* Stated exercise
Return all of the data exactly as written, without the pictures.

* START Input for this task *

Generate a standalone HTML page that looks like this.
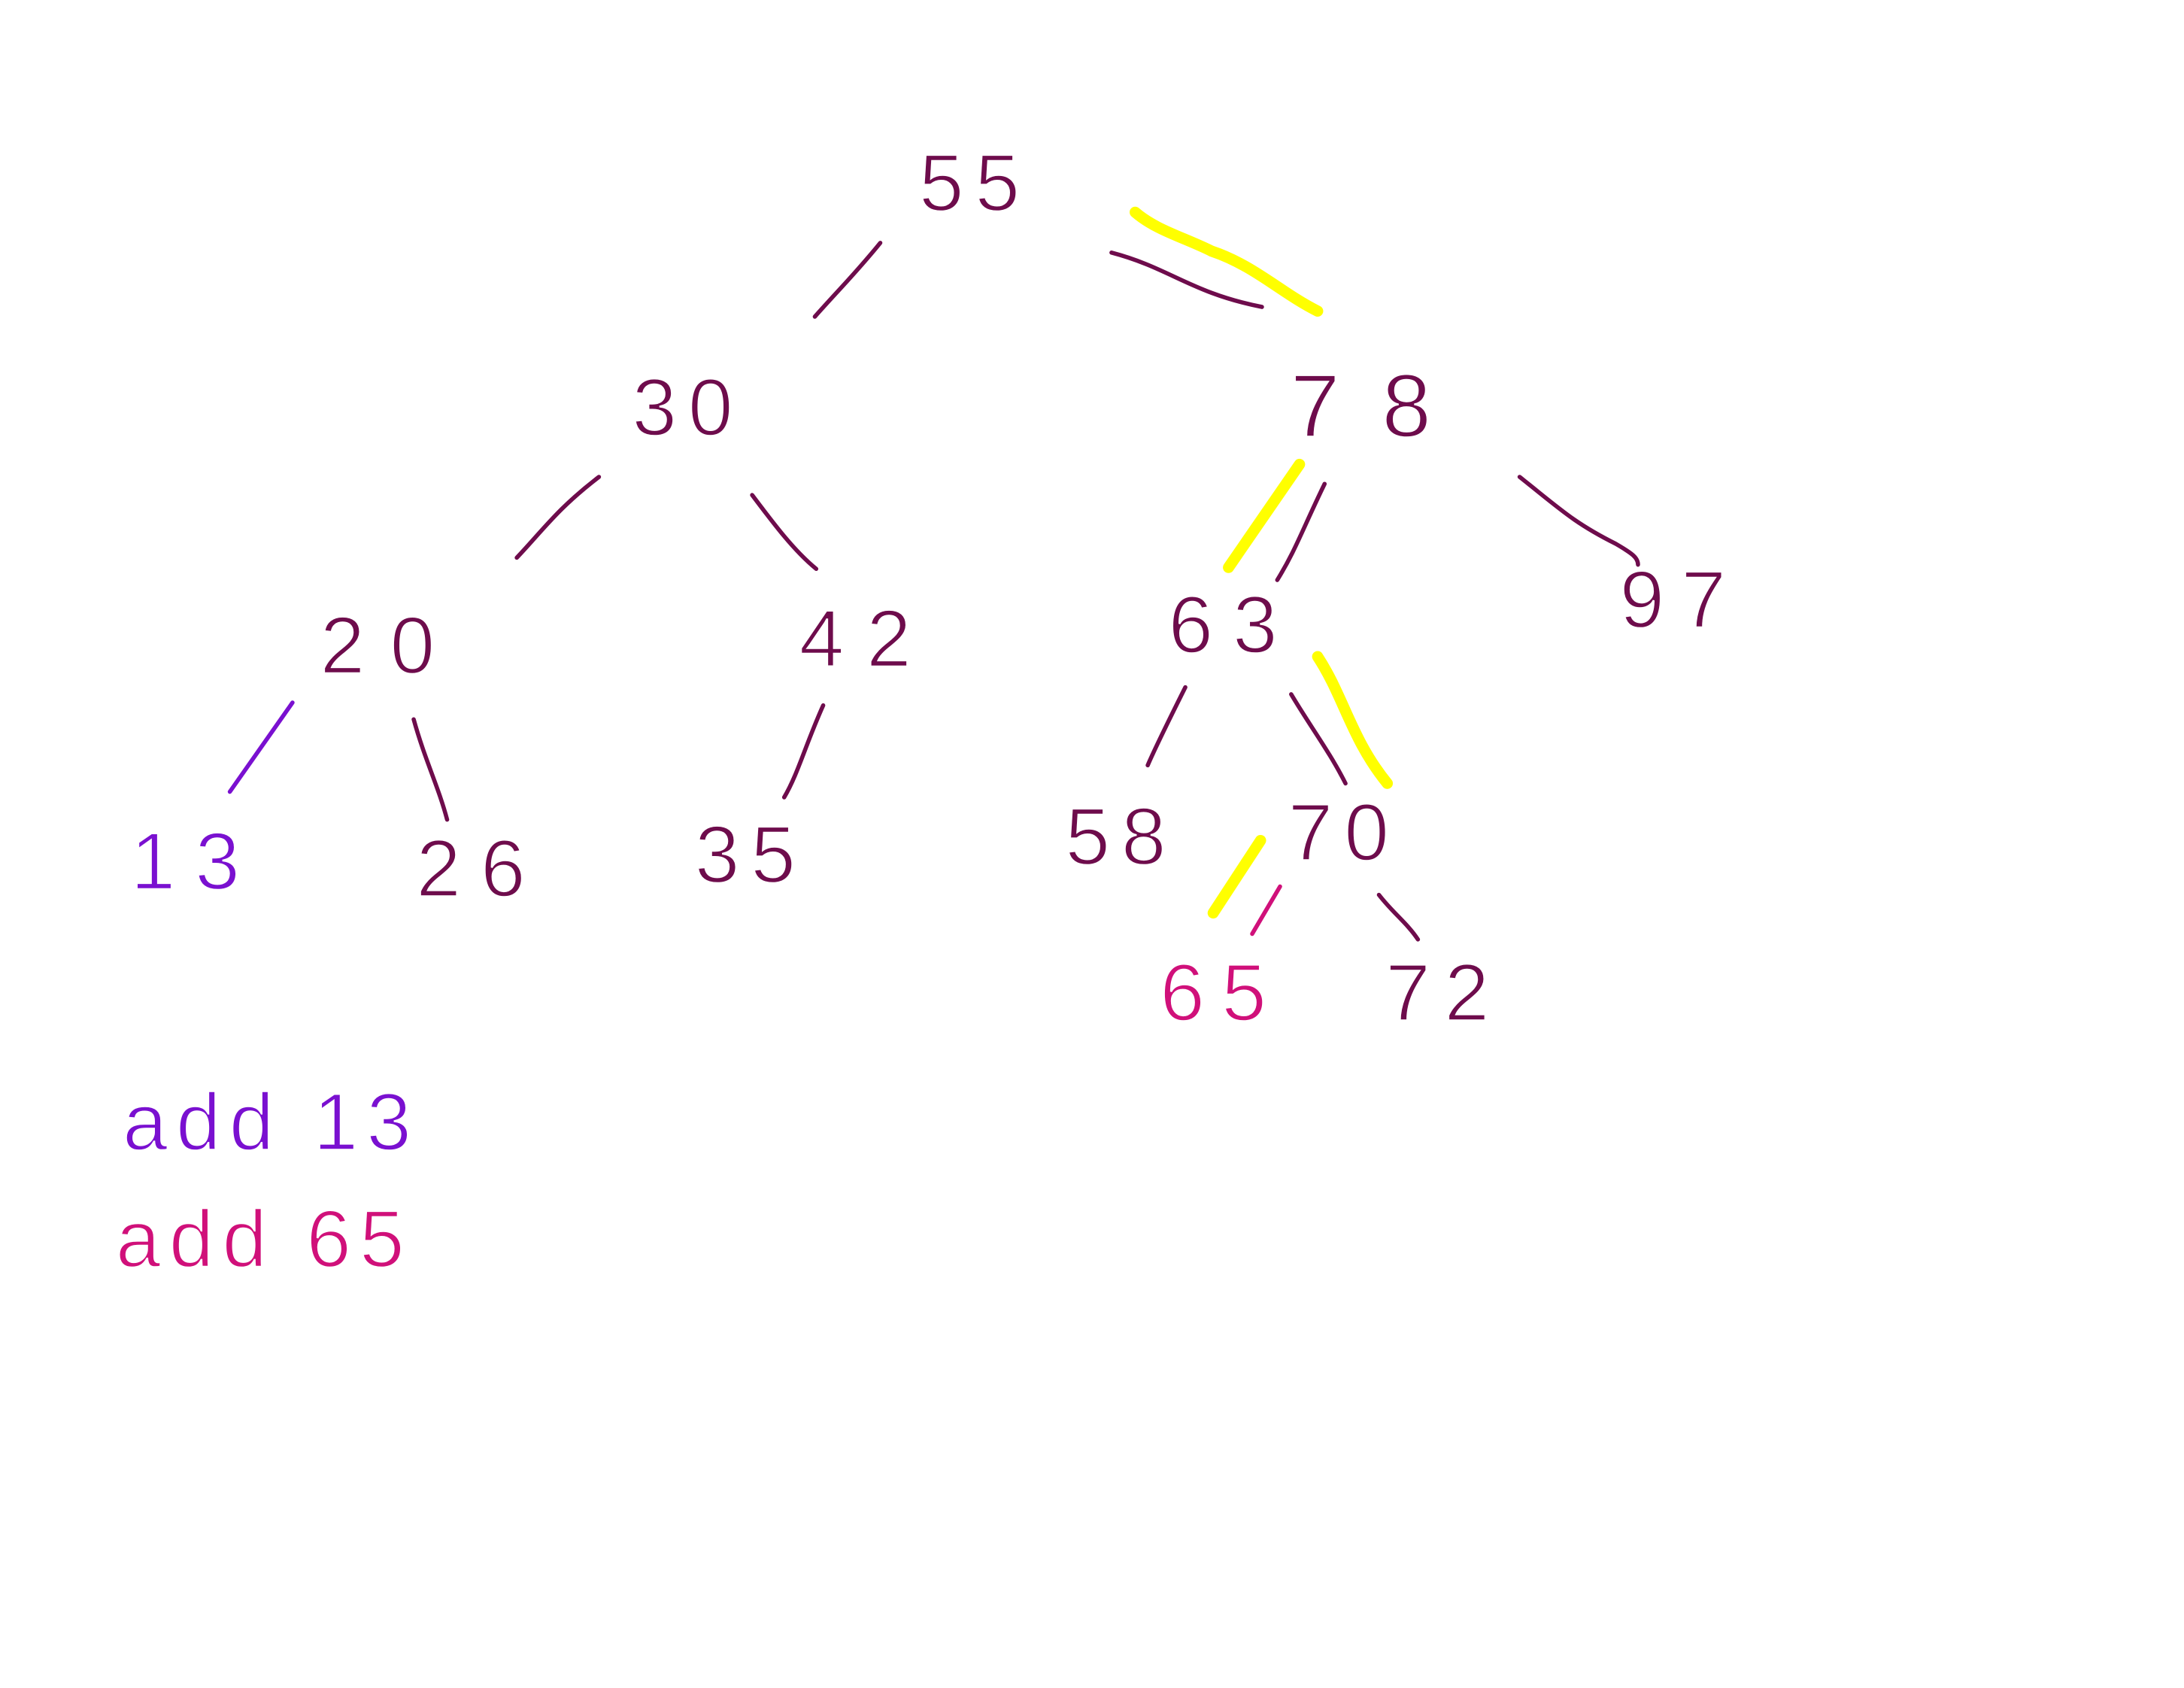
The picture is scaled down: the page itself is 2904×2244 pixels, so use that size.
<!DOCTYPE html>
<html>
<head>
<meta charset="utf-8">
<style>
html,body{margin:0;padding:0;background:#fff;}
svg{display:block;}
text{font-family:"Liberation Sans",sans-serif;stroke:#fff;stroke-width:1.3;}
</style>
</head>
<body>
<svg width="2904" height="2244" viewBox="0 0 1568 1211" xmlns="http://www.w3.org/2000/svg">
<rect width="1568" height="1211" fill="#fff"/>
<g stroke="#ffff00" stroke-width="8" stroke-linecap="round" fill="none">
<path d="M815,152 C830,165 850,170 870,180 C900,190 920,210 946,223"/>
<path d="M933,333 L882,407"/>
<path d="M946,471 C965,500 970,530 996,562"/>
<path d="M905,603 L871,655"/>
</g>
<g stroke="#6e0c4c" stroke-width="3" stroke-linecap="round" fill="none">
<path d="M632,174 C615,195 600,210 585,227"/>
<path d="M798,181 C840,192 855,210 906,220"/>
<path d="M951,347 C935,380 930,395 917,416"/>
<path d="M1091,342 C1120,365 1130,375 1160,390 C1172,397 1176,400 1176,405"/>
<path d="M430,342 C400,365 390,380 371,400"/>
<path d="M540,355 C555,375 570,395 586,408"/>
<path d="M297,516 C305,545 315,565 321,588"/>
<path d="M591,506 C578,535 573,555 563,572"/>
<path d="M851,493 C840,515 830,535 824,549"/>
<path d="M927,498 C940,520 955,540 966,562"/>
<path d="M990,642 C1000,655 1010,662 1018,674"/>
<path d="M210,504 L165,568" stroke="#7a10d0"/>
<path d="M919,636 L899,670" stroke="#d0107a"/>
</g>
<g fill="#6e0c4c" font-size="58" text-anchor="middle" letter-spacing="8">
<text x="700" y="151">55</text>
<text x="494" y="312">30</text>
<text x="992" y="313" font-size="64" letter-spacing="30">78</text>
<text x="280" y="483" letter-spacing="18">20</text>
<text x="622" y="478" letter-spacing="16">42</text>
<text x="885" y="468" letter-spacing="14">63</text>
<text x="1207" y="450" letter-spacing="12">97</text>
<text x="140" y="638" fill="#7a10d0" letter-spacing="14">13</text>
<text x="345" y="643" letter-spacing="14">26</text>
<text x="539" y="633">35</text>
<text x="805" y="620">58</text>
<text x="965" y="617">70</text>
<text x="877" y="732" fill="#d0107a" letter-spacing="12">65</text>
<text x="1037" y="732" letter-spacing="10">72</text>
</g>
<g font-size="58">
<text x="88" y="825" fill="#7a10d0" letter-spacing="6">add 13</text>
<text x="83" y="909" fill="#d0107a" letter-spacing="6">add 65</text>
</g>
</svg>
</body>
</html>
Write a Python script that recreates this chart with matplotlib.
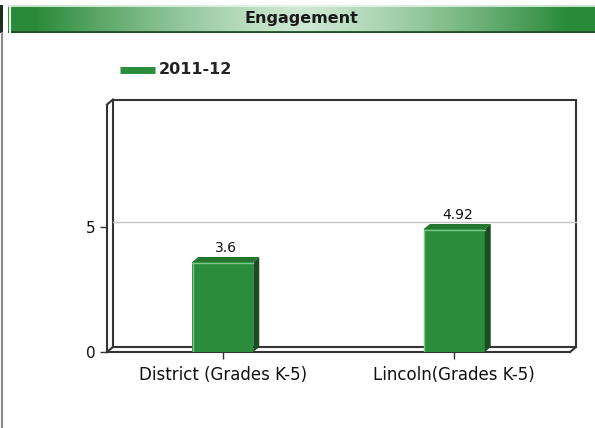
"""
Engagement bar chart with a flat 3D look.
"""

import matplotlib

matplotlib.use("Agg")
import matplotlib.pyplot as plt
import numpy as np
from matplotlib.colors import to_rgb
from matplotlib.lines import Line2D
from matplotlib.patches import Polygon, Rectangle

title = "Engagement"
series_name = "2011-12"
categories = ["District (Grades K-5)", "Lincoln(Grades K-5)"]
values = [3.6, 4.92]
y_ticks = [0, 5]

W, H = 595, 428
FRONT = "#2b8d3c"
SIDE = "#1b4d22"
TOP = "#24762f"
EDGE = "#333333"

plt.rcParams["font.family"] = ["DejaVu Sans"]

fig = plt.figure(figsize=(W / 100, H / 100), dpi=100)


def fig_box(x0, y0, x1, y1):
    """Pixel box (top-left origin) to figure fraction rect."""
    return [x0 / W, 1 - y1 / H, (x1 - x0) / W, (y1 - y0) / H]


# title banner with a green gradient
bax = fig.add_axes(fig_box(8, 5, 595, 33))
t = np.linspace(0, 1, 400)
k = np.clip(np.abs(t - 0.5) * 2.2, 0, 1) ** 1.3
dark, light = np.array(to_rgb("#2a8a3a")), np.array(to_rgb("#cde8d1"))
grad = light[None, :] * (1 - k[:, None]) + dark[None, :] * k[:, None]
bax.imshow(grad[None, :, :], aspect="auto", extent=(0, 1, 0, 1))
bax.set_xlim(0, 1)
bax.set_ylim(0, 1)
bax.axis("off")
bax.add_line(Line2D([0, 1], [0.03, 0.03], color="#1f4f25", lw=2))
bax.add_line(Line2D([0.004, 0.004], [0, 1], color="#e8f5ea", lw=1.5))
bax.add_line(Line2D([0, 1], [0.96, 0.96], color="#e8f5ea", lw=1.2))
bax.text(0.5, 0.52, title, ha="center", va="center", fontsize=11.5,
         fontweight="bold", color="#1a1a1a")

# left page edge
fig.add_artist(Rectangle((0, 1 - 33 / H), 3 / W, 28 / H, transform=fig.transFigure,
                         color="#1c2e1e", lw=0))
fig.add_artist(Line2D([1.5 / W, 1.5 / W], [0, 1 - 33 / H], transform=fig.transFigure,
                      color="#8a8a8a", lw=1.5))

# legend
fig.add_artist(Line2D([120 / W, 155 / W], [1 - 70 / H] * 2, transform=fig.transFigure,
                      color=FRONT, lw=5, solid_capstyle="butt"))
fig.text(159 / W, 1 - 70 / H, series_name, ha="left", va="center", fontsize=11.5,
         fontweight="bold", color="#222222")

# plot area (front plane)
ax = fig.add_axes(fig_box(107, 104.5, 570, 352))
ax.set_xlim(-0.5, len(categories) - 0.5)
ax.set_ylim(0, 9.9)
for s in ax.spines.values():
    s.set_visible(False)
ax.patch.set_alpha(0)

x_span = ax.get_xlim()[1] - ax.get_xlim()[0]
dx = 6 * x_span / (570 - 107)
dy = 5 * 9.9 / (352 - 104.5)
xl, xr = ax.get_xlim()
ytop = ax.get_ylim()[1]

# back wall, floor and left wall
ax.add_patch(Rectangle((xl + dx, dy), xr - xl, ytop, fill=False, ec=EDGE, lw=1.5,
                       clip_on=False, zorder=1))
ax.plot([xl + dx, xr + dx], [5 + dy, 5 + dy], color="#c4c4c4", lw=1, zorder=1,
        clip_on=False)
line_kw = dict(color=EDGE, lw=1.5, clip_on=False, zorder=2)
ax.plot([xl, xl], [0, ytop], **line_kw)
ax.plot([xl, xl + dx], [ytop, ytop + dy], **line_kw)
ax.plot([xl, xr], [0, 0], **line_kw)
ax.plot([xl, xl + dx], [0, dy], **line_kw)
ax.plot([xr, xr + dx], [0, dy], **line_kw)

# bars
xs = np.arange(len(categories))
bw = 61 * x_span / (570 - 107)
ax.bar(xs, values, width=bw, color=FRONT, lw=0, zorder=3)
for x, v in zip(xs, values):
    r, l = x + bw / 2, x - bw / 2
    ax.add_patch(Polygon([(r, 0), (r, v), (r + dx, v + dy), (r + dx, dy)],
                         closed=True, fc=SIDE, ec="none", zorder=3))
    ax.add_patch(Polygon([(l, v), (l + dx, v + dy), (r + dx, v + dy), (r, v)],
                         closed=True, fc=TOP, ec="none", zorder=3))
    ax.plot([l + 0.003, l + 0.003], [0, v - 0.05], color="#7cc487", lw=1, zorder=4)
    ax.plot([l, r], [v - 0.05, v - 0.05], color="#7cc487", lw=1, zorder=4)
    ax.text(x + dx / 2, v + dy + 0.08, f"{v:g}", ha="center", va="bottom",
            fontsize=10, color="#111111", zorder=5)

ax.set_xticks(xs)
ax.set_xticklabels(categories, fontsize=12)
ax.set_yticks(y_ticks)
ax.tick_params(axis="both", colors=EDGE, labelcolor="#111111", labelsize=11,
               length=5, width=1)
ax.tick_params(axis="x", pad=5, labelsize=12)

fig.savefig("out.png", dpi=100)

* END Input for this task *

* Problem solution
Generate a standalone HTML page that looks like this.
The picture is scaled down: the page itself is 2904×2244 pixels, so use that size.
<!DOCTYPE html>
<html>
<head>
<meta charset="utf-8">
<style>
html,body{margin:0;padding:0;background:#fff;}
svg{display:block;}
text{font-family:"Liberation Sans",sans-serif;stroke:#fff;stroke-width:1.3;}
</style>
</head>
<body>
<svg width="2904" height="2244" viewBox="0 0 1568 1211" xmlns="http://www.w3.org/2000/svg">
<rect width="1568" height="1211" fill="#fff"/>
<g stroke="#ffff00" stroke-width="8" stroke-linecap="round" fill="none">
<path d="M815,152 C830,165 850,170 870,180 C900,190 920,210 946,223"/>
<path d="M933,333 L882,407"/>
<path d="M946,471 C965,500 970,530 996,562"/>
<path d="M905,603 L871,655"/>
</g>
<g stroke="#6e0c4c" stroke-width="3" stroke-linecap="round" fill="none">
<path d="M632,174 C615,195 600,210 585,227"/>
<path d="M798,181 C840,192 855,210 906,220"/>
<path d="M951,347 C935,380 930,395 917,416"/>
<path d="M1091,342 C1120,365 1130,375 1160,390 C1172,397 1176,400 1176,405"/>
<path d="M430,342 C400,365 390,380 371,400"/>
<path d="M540,355 C555,375 570,395 586,408"/>
<path d="M297,516 C305,545 315,565 321,588"/>
<path d="M591,506 C578,535 573,555 563,572"/>
<path d="M851,493 C840,515 830,535 824,549"/>
<path d="M927,498 C940,520 955,540 966,562"/>
<path d="M990,642 C1000,655 1010,662 1018,674"/>
<path d="M210,504 L165,568" stroke="#7a10d0"/>
<path d="M919,636 L899,670" stroke="#d0107a"/>
</g>
<g fill="#6e0c4c" font-size="58" text-anchor="middle" letter-spacing="8">
<text x="700" y="151">55</text>
<text x="494" y="312">30</text>
<text x="992" y="313" font-size="64" letter-spacing="30">78</text>
<text x="280" y="483" letter-spacing="18">20</text>
<text x="622" y="478" letter-spacing="16">42</text>
<text x="885" y="468" letter-spacing="14">63</text>
<text x="1207" y="450" letter-spacing="12">97</text>
<text x="140" y="638" fill="#7a10d0" letter-spacing="14">13</text>
<text x="345" y="643" letter-spacing="14">26</text>
<text x="539" y="633">35</text>
<text x="805" y="620">58</text>
<text x="965" y="617">70</text>
<text x="877" y="732" fill="#d0107a" letter-spacing="12">65</text>
<text x="1037" y="732" letter-spacing="10">72</text>
</g>
<g font-size="58">
<text x="88" y="825" fill="#7a10d0" letter-spacing="6">add 13</text>
<text x="83" y="909" fill="#d0107a" letter-spacing="6">add 65</text>
</g>
</svg>
</body>
</html>
Write a Python script that recreates this chart with matplotlib.
"""
Engagement bar chart with a flat 3D look.
"""

import matplotlib

matplotlib.use("Agg")
import matplotlib.pyplot as plt
import numpy as np
from matplotlib.colors import to_rgb
from matplotlib.lines import Line2D
from matplotlib.patches import Polygon, Rectangle

title = "Engagement"
series_name = "2011-12"
categories = ["District (Grades K-5)", "Lincoln(Grades K-5)"]
values = [3.6, 4.92]
y_ticks = [0, 5]

W, H = 595, 428
FRONT = "#2b8d3c"
SIDE = "#1b4d22"
TOP = "#24762f"
EDGE = "#333333"

plt.rcParams["font.family"] = ["DejaVu Sans"]

fig = plt.figure(figsize=(W / 100, H / 100), dpi=100)


def fig_box(x0, y0, x1, y1):
    """Pixel box (top-left origin) to figure fraction rect."""
    return [x0 / W, 1 - y1 / H, (x1 - x0) / W, (y1 - y0) / H]


# title banner with a green gradient
bax = fig.add_axes(fig_box(8, 5, 595, 33))
t = np.linspace(0, 1, 400)
k = np.clip(np.abs(t - 0.5) * 2.2, 0, 1) ** 1.3
dark, light = np.array(to_rgb("#2a8a3a")), np.array(to_rgb("#cde8d1"))
grad = light[None, :] * (1 - k[:, None]) + dark[None, :] * k[:, None]
bax.imshow(grad[None, :, :], aspect="auto", extent=(0, 1, 0, 1))
bax.set_xlim(0, 1)
bax.set_ylim(0, 1)
bax.axis("off")
bax.add_line(Line2D([0, 1], [0.03, 0.03], color="#1f4f25", lw=2))
bax.add_line(Line2D([0.004, 0.004], [0, 1], color="#e8f5ea", lw=1.5))
bax.add_line(Line2D([0, 1], [0.96, 0.96], color="#e8f5ea", lw=1.2))
bax.text(0.5, 0.52, title, ha="center", va="center", fontsize=11.5,
         fontweight="bold", color="#1a1a1a")

# left page edge
fig.add_artist(Rectangle((0, 1 - 33 / H), 3 / W, 28 / H, transform=fig.transFigure,
                         color="#1c2e1e", lw=0))
fig.add_artist(Line2D([1.5 / W, 1.5 / W], [0, 1 - 33 / H], transform=fig.transFigure,
                      color="#8a8a8a", lw=1.5))

# legend
fig.add_artist(Line2D([120 / W, 155 / W], [1 - 70 / H] * 2, transform=fig.transFigure,
                      color=FRONT, lw=5, solid_capstyle="butt"))
fig.text(159 / W, 1 - 70 / H, series_name, ha="left", va="center", fontsize=11.5,
         fontweight="bold", color="#222222")

# plot area (front plane)
ax = fig.add_axes(fig_box(107, 104.5, 570, 352))
ax.set_xlim(-0.5, len(categories) - 0.5)
ax.set_ylim(0, 9.9)
for s in ax.spines.values():
    s.set_visible(False)
ax.patch.set_alpha(0)

x_span = ax.get_xlim()[1] - ax.get_xlim()[0]
dx = 6 * x_span / (570 - 107)
dy = 5 * 9.9 / (352 - 104.5)
xl, xr = ax.get_xlim()
ytop = ax.get_ylim()[1]

# back wall, floor and left wall
ax.add_patch(Rectangle((xl + dx, dy), xr - xl, ytop, fill=False, ec=EDGE, lw=1.5,
                       clip_on=False, zorder=1))
ax.plot([xl + dx, xr + dx], [5 + dy, 5 + dy], color="#c4c4c4", lw=1, zorder=1,
        clip_on=False)
line_kw = dict(color=EDGE, lw=1.5, clip_on=False, zorder=2)
ax.plot([xl, xl], [0, ytop], **line_kw)
ax.plot([xl, xl + dx], [ytop, ytop + dy], **line_kw)
ax.plot([xl, xr], [0, 0], **line_kw)
ax.plot([xl, xl + dx], [0, dy], **line_kw)
ax.plot([xr, xr + dx], [0, dy], **line_kw)

# bars
xs = np.arange(len(categories))
bw = 61 * x_span / (570 - 107)
ax.bar(xs, values, width=bw, color=FRONT, lw=0, zorder=3)
for x, v in zip(xs, values):
    r, l = x + bw / 2, x - bw / 2
    ax.add_patch(Polygon([(r, 0), (r, v), (r + dx, v + dy), (r + dx, dy)],
                         closed=True, fc=SIDE, ec="none", zorder=3))
    ax.add_patch(Polygon([(l, v), (l + dx, v + dy), (r + dx, v + dy), (r, v)],
                         closed=True, fc=TOP, ec="none", zorder=3))
    ax.plot([l + 0.003, l + 0.003], [0, v - 0.05], color="#7cc487", lw=1, zorder=4)
    ax.plot([l, r], [v - 0.05, v - 0.05], color="#7cc487", lw=1, zorder=4)
    ax.text(x + dx / 2, v + dy + 0.08, f"{v:g}", ha="center", va="bottom",
            fontsize=10, color="#111111", zorder=5)

ax.set_xticks(xs)
ax.set_xticklabels(categories, fontsize=12)
ax.set_yticks(y_ticks)
ax.tick_params(axis="both", colors=EDGE, labelcolor="#111111", labelsize=11,
               length=5, width=1)
ax.tick_params(axis="x", pad=5, labelsize=12)

fig.savefig("out.png", dpi=100)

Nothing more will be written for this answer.